Reviewing the process is part of the process. We adjust things almost every week. It's not easy, but getting to a smooth productive rhythm is so worth it.

What next? Mobile web interfaces, an Android app (we can do that with Pharo once a VM is ready), moving to a GS Seaside interface (need to port PDF4Smalltalk to GS), and a lots of small stuff.

Simple things should be simple. Complex things should be possible. - Alan Key


  1. Great post!

    Can you share some examples of metrics you used? :)

  2. For quality, we use Jenkins to report on the number of SUnit tests we have (which we expect to be increasing) and the number of failed test (the fixing of which is a top priority). Each modification & problem fix is expected to have a documented test, either an SUnit test or some manual test sequence.
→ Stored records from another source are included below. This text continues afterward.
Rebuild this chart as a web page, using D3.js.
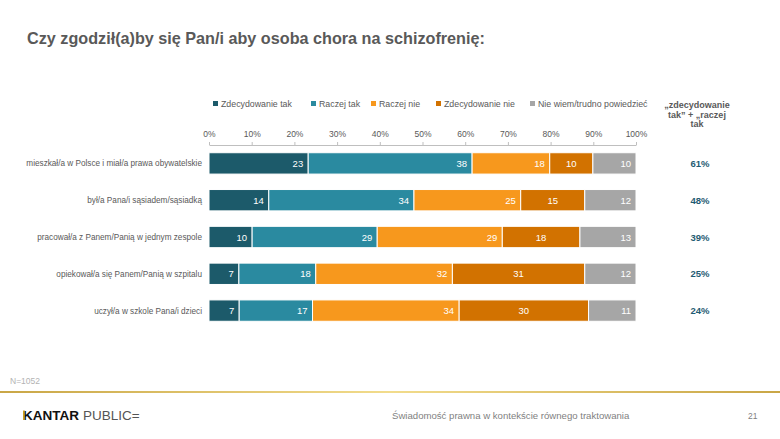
<!DOCTYPE html>
<html><head><meta charset="utf-8">
<script src="https://cdn.jsdelivr.net/npm/d3@7"></script>
<style>body{margin:0;background:#fff;}svg{display:block;font-family:"Liberation Sans",Arial,sans-serif;}</style>
</head><body>
<svg id="c" width="780" height="439"></svg>
<script>
const categories = [
  "mieszkał/a w Polsce i miał/a prawa obywatelskie",
  "był/a Pana/i sąsiadem/sąsiadką",
  "pracował/a z Panem/Panią w jednym zespole",
  "opiekował/a się Panem/Panią w szpitalu",
  "uczył/a w szkole Pana/i dzieci"
];
const seriesNames = ["Zdecydowanie tak","Raczej tak","Raczej nie","Zdecydowanie nie","Nie wiem/trudno powiedzieć"];
const zdecydowanieTak = [23,14,10,7,7];
const raczejTak = [38,34,29,18,17];
const raczejNie = [18,25,29,32,34];
const zdecydowanieNie = [10,15,18,31,30];
const nieWiem = [10,12,13,12,11];
const summary = ["61%","48%","39%","25%","24%"];
const tickLabels = ["0%","10%","20%","30%","40%","50%","60%","70%","80%","90%","100%"];
const colors = ["#1c5a6a","#2a8aa0","#f7981d","#d27200","#a6a6a6"];

const svg = d3.select("#c");
const grey = "#595959";

// title
svg.append("text").attr("x",27).attr("y",44).attr("font-size",16.2).attr("font-weight","bold")
  .attr("fill",grey).text("Czy zgodził(a)by się Pan/i aby osoba chora na schizofrenię:");

const table = categories.map((c,i)=>({cat:c, s0:zdecydowanieTak[i], s1:raczejTak[i], s2:raczejNie[i], s3:zdecydowanieNie[i], s4:nieWiem[i]}));
const keys = ["s0","s1","s2","s3","s4"];
const stacked = d3.stack().keys(keys).offset(d3.stackOffsetExpand)(table);

const x = d3.scaleLinear().domain([0,1]).range([209,636]);
const y = d3.scaleBand().domain(categories).range([145,329]).paddingInner(0.42).paddingOuter(0.21);

// axis
const axis = d3.axisTop(x).tickValues(d3.range(0,1.0001,0.1)).tickFormat((d,i)=>tickLabels[i]).tickSize(3).tickSizeOuter(0);
const ag = svg.append("g").attr("transform","translate(0,145)").call(axis);
ag.select(".domain").attr("stroke","#bfbfbf");
ag.selectAll(".tick line").attr("stroke","#bfbfbf");
ag.selectAll(".tick text").attr("fill",grey).attr("font-size",8.5).attr("font-family","Liberation Sans, Arial, sans-serif").attr("dy","-2");

// bars
stacked.forEach((layer,li)=>{
  const g = svg.append("g");
  g.selectAll("rect").data(layer).join("rect")
    .attr("x",d=>x(d[0])).attr("width",d=>x(d[1])-x(d[0]))
    .attr("y",(d,i)=>y(categories[i])).attr("height",y.bandwidth())
    .attr("fill",colors[li]).attr("stroke","#ffffff").attr("stroke-width",1);
  g.selectAll("text").data(layer).join("text")
    .attr("x",d=> li===3 ? (x(d[0])+x(d[1]))/2 : x(d[1])-5)
    .attr("text-anchor", li===3 ? "middle" : "end")
    .attr("y",(d,i)=>y(categories[i])+y.bandwidth()/2+3.5)
    .attr("font-size",9.5).attr("fill","#ffffff")
    .text(d=>d.data[keys[li]]);
});

// category labels
svg.append("g").selectAll("text").data(categories).join("text")
  .attr("x",202).attr("y",d=>y(d)+y.bandwidth()/2+3).attr("text-anchor","end")
  .attr("font-size",8.2).attr("fill",grey).text(d=>d);

// summary
svg.append("g").selectAll("text").data(summary).join("text")
  .attr("x",700).attr("y",(d,i)=>y(categories[i])+y.bandwidth()/2+3.5).attr("text-anchor","middle")
  .attr("font-size",9.5).attr("font-weight","bold").attr("fill","#1f5c73").text(d=>d);

// summary header
const hdr = ["„zdecydowanie","tak” + „raczej","tak"];
svg.append("g").selectAll("text").data(hdr).join("text")
  .attr("x",697).attr("y",(d,i)=>108+i*9.5).attr("text-anchor","middle")
  .attr("font-size",9).attr("font-weight","bold").attr("fill",grey).text(d=>d);

// legend
const legX = [213,311,371,436,530];
const lg = svg.append("g");
seriesNames.forEach((n,i)=>{
  lg.append("rect").attr("x",legX[i]).attr("y",101).attr("width",5).attr("height",5).attr("fill",colors[i]);
  lg.append("text").attr("x",legX[i]+8).attr("y",106.5).attr("font-size",8.8).attr("fill",grey).text(n);
});

// footer
svg.append("text").attr("x",10).attr("y",384).attr("font-size",8.5).attr("fill","#b3b3b3").text("N=1052");
const defs = svg.append("defs");
const grad = defs.append("linearGradient").attr("id","gold").attr("x1","0").attr("x2","1");
grad.append("stop").attr("offset","0").attr("stop-color","#c9a646");
grad.append("stop").attr("offset","0.5").attr("stop-color","#f2dc8c");
grad.append("stop").attr("offset","1").attr("stop-color","#c9a646");
svg.append("rect").attr("x",0).attr("y",391).attr("width",780).attr("height",2).attr("fill","url(#gold)");

const logo = svg.append("text").attr("x",23).attr("y",420).attr("font-size",13.5);
logo.append("tspan").attr("font-weight","bold").attr("fill","#111").text("KANTAR");
logo.append("tspan").attr("dx",4).attr("fill","#555").text("PUBLIC=");
svg.append("rect").attr("x",23).attr("y",410.5).attr("width",1.8).attr("height",9.5).attr("fill","#c9a020");

svg.append("text").attr("x",392).attr("y",419).attr("font-size",9.6).attr("fill","#7f7f7f")
  .text("Świadomość prawna w kontekście równego traktowania");
svg.append("text").attr("x",748).attr("y",419).attr("font-size",8.5).attr("fill","#7f7f7f").text("21");
</script>
</body></html>
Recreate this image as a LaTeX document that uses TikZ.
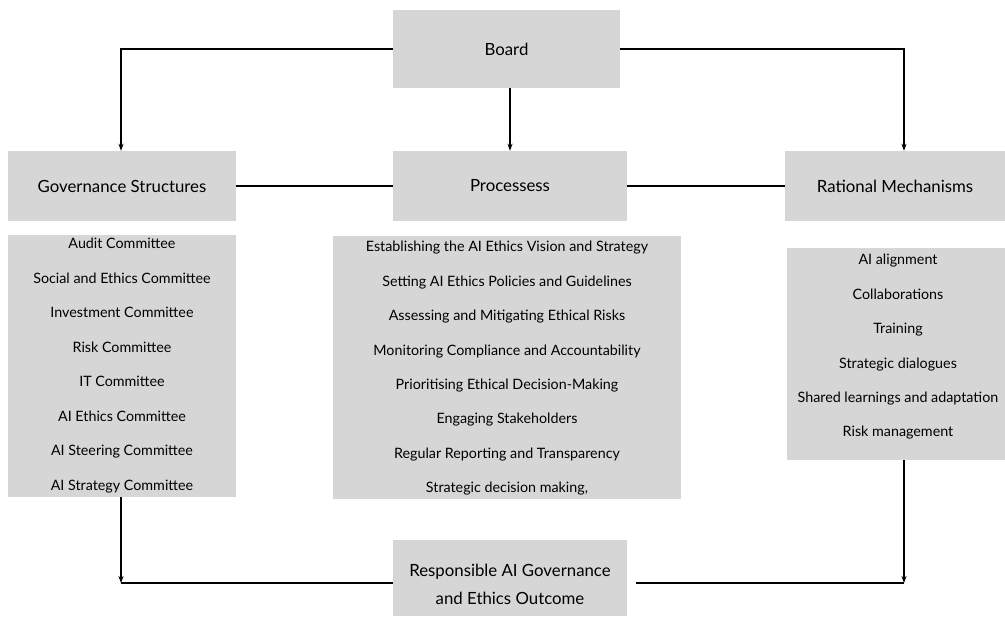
\documentclass[tikz,border=0pt]{standalone}
\usepackage{fontspec}
\setmainfont{Lato}
\usetikzlibrary{arrows.meta}
\definecolor{boxgray}{RGB}{214,214,214}
\begin{document}
\begin{tikzpicture}[x=1pt,y=-1pt,
  box/.style={fill=boxgray, draw=none, inner sep=0pt, align=center,
              font=\fontsize{16.8}{28}\selectfont},
  txt/.style={inner sep=0pt, align=center, font=\fontsize{16.8}{28}\selectfont},
  item/.style={inner sep=0pt, anchor=base, font=\fontsize{14.3}{16}\selectfont},
  conn/.style={line width=1.1pt},
  arr/.style={conn, -{Stealth[length=7pt,width=5pt]}}]
\useasboundingbox (0,0) rectangle (1005,617);

% top level
\node[box, minimum width=227pt, minimum height=78pt] (board) at (506.5,49) {Board};

% second level headings
\node[box, minimum width=228pt, minimum height=70pt] (gov)  at (122,186) {Governance Structures};
\node[box, minimum width=234pt, minimum height=70pt] (proc) at (510,186) {Processess};
\node[box, minimum width=220pt, minimum height=70pt] (rat)  at (895,186) {Rational Mechanisms};

% list panels
\node[box, minimum width=228pt, minimum height=262pt] (govlist)  at (122,366) {};
\node[box, minimum width=348pt, minimum height=263pt] (proclist) at (507,367.5) {};
\node[box, minimum width=218pt, minimum height=212pt] (ratlist)  at (896,354) {};

% outcome
\node[box, minimum width=234pt, minimum height=76pt] (out) at (510,578) {};
\node[txt] (outtext) at (510,584) {Responsible AI Governance\\and Ethics Outcome};

% governance structures items
\foreach \t [count=\i from 0] in {Audit Committee, Social and Ethics Committee,
  Investment Committee, Risk Committee, IT Committee, AI Ethics Committee,
  AI Steering Committee, AI Strategy Committee}
  \node[item] (g\i) at (122, 249+34.5*\i) {\t};

% process items
\foreach \t [count=\i from 0] in {Establishing the AI Ethics Vision and Strategy,
  Setting AI Ethics Policies and Guidelines, Assessing and Mitigating Ethical Risks,
  Monitoring Compliance and Accountability, Prioritising Ethical Decision-Making,
  Engaging Stakeholders, Regular Reporting and Transparency}
  \node[item] (p\i) at (507, 252+34.4*\i) {\t};
\node[item] (p7) at (507, 252+34.4*7) {Strategic decision making,};

% relational mechanism items
\foreach \t [count=\i from 0] in {AI alignment, Collaborations, Training,
  Strategic dialogues, Shared learnings and adaptation, Risk management}
  \node[item] (r\i) at (898, 265+34.4*\i) {\t};

% connector corners
\coordinate (bl) at (121,49);
\coordinate (br) at (904,49);
\coordinate (ol) at (121,583);
\coordinate (or) at (904,583);
\coordinate (outr) at (636,583);

% board to the three pillars
\draw[arr] (board.west |- bl) -- (bl) -- (bl |- gov.north);
\draw[arr] (board.east |- br) -- (br) -- (br |- rat.north);
\draw[arr] (board.south -| proc.north) -- (proc.north);

% links between pillars
\draw[conn] (gov.east) -- (proc.west);
\draw[conn] (proc.east) -- (rat.west);

% panels down to the outcome
\draw[arr] (govlist.south -| ol) -- (ol);
\draw[conn] (ol) -- (out.west |- ol);
\draw[arr] (ratlist.south -| or) -- (or);
\draw[conn] (outr) -- (or);
\end{tikzpicture}
\end{document}
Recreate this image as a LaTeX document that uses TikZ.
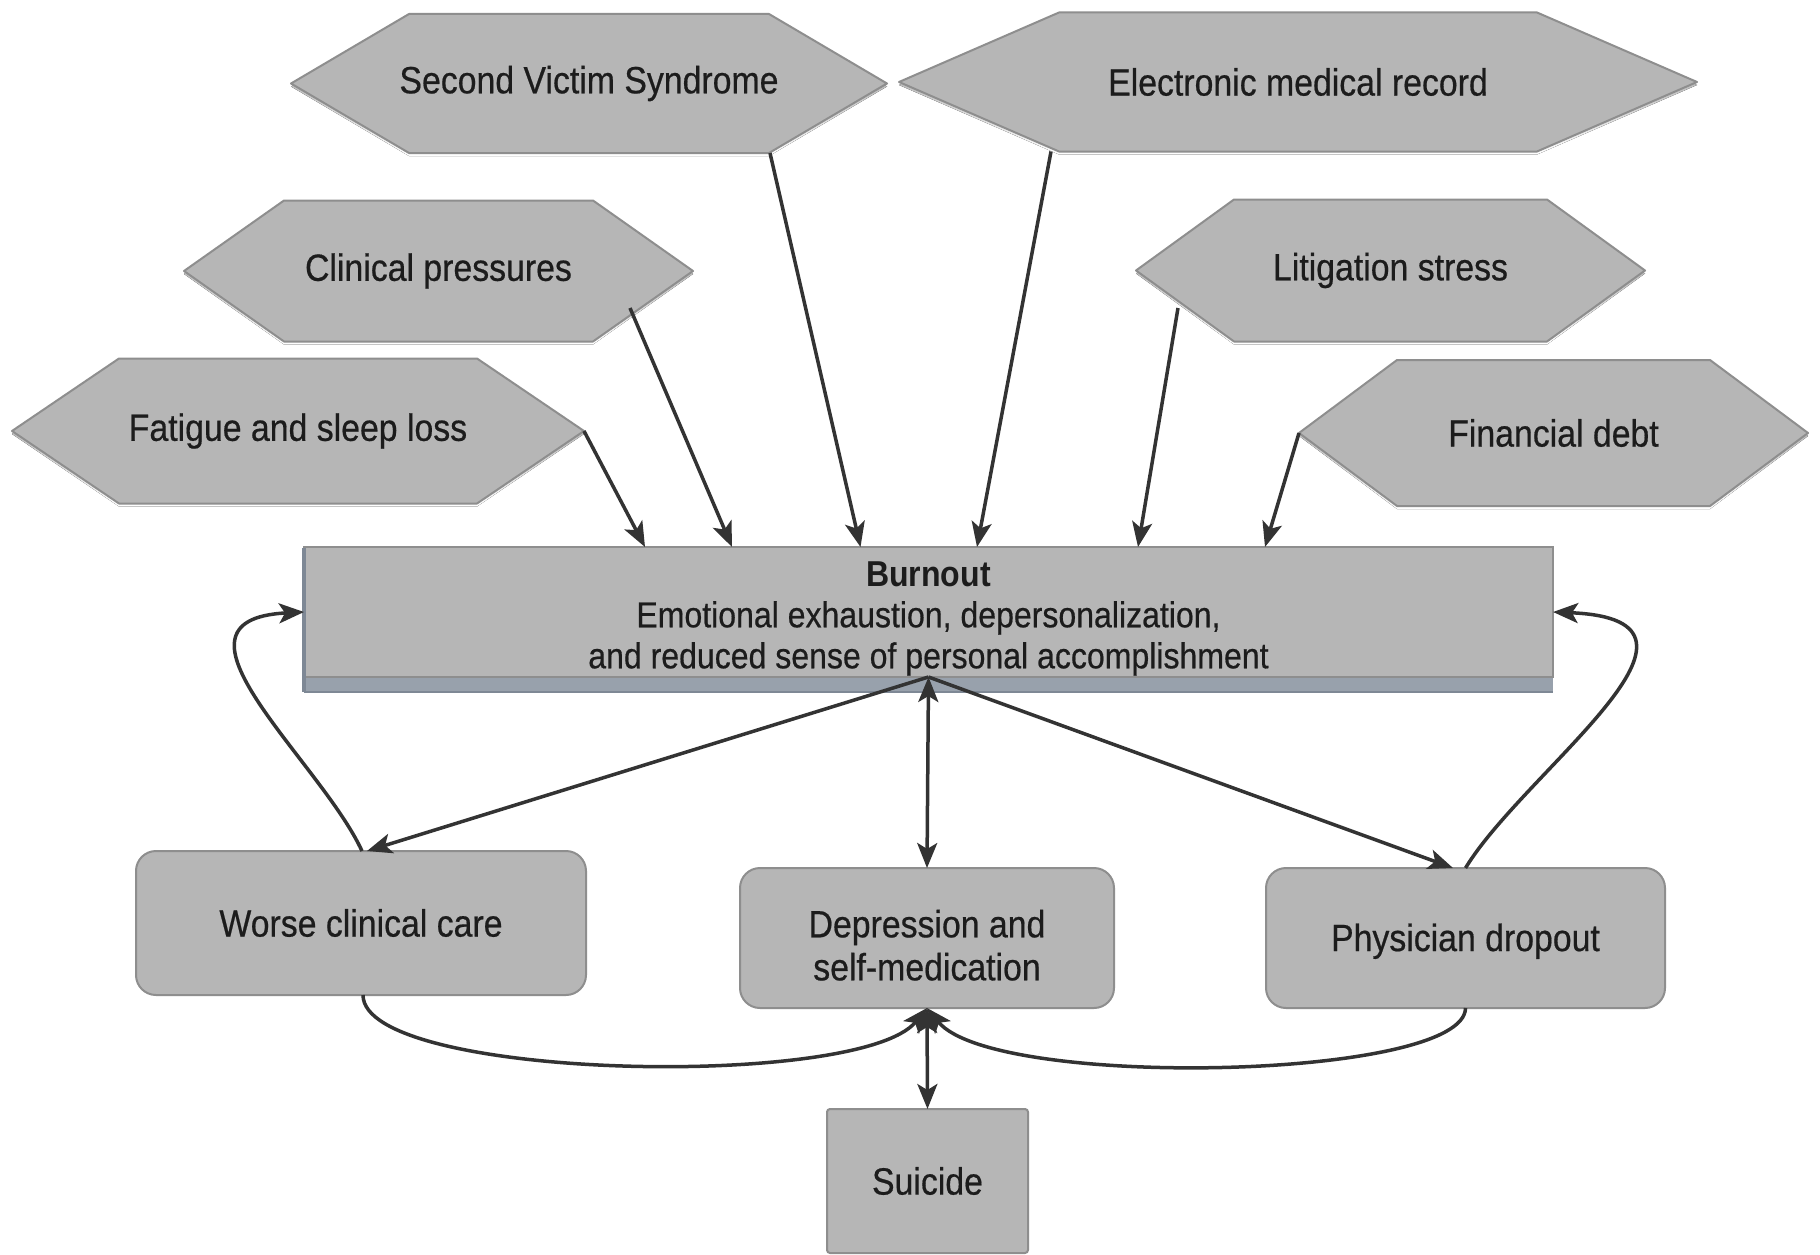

    For features we use our Issue Library to track our backlog, which, now that we're live, keeps increasing with new user requests. Our application will be mature when the list starts to steadily go down.

    For performance, we track the time each GS call takes, and generate a rolling four hour histogram. A quarter are under 5ms, the remaining 95% are under 300 ms. We aggregate these into weekly stats.

    For code, we keep a method and class count. And we count the number of legacy methods (by name pattern) that remain to be removed. Our daily Jenkins driven VW image build includes a code critic report, along with a number of application meta-data metrics.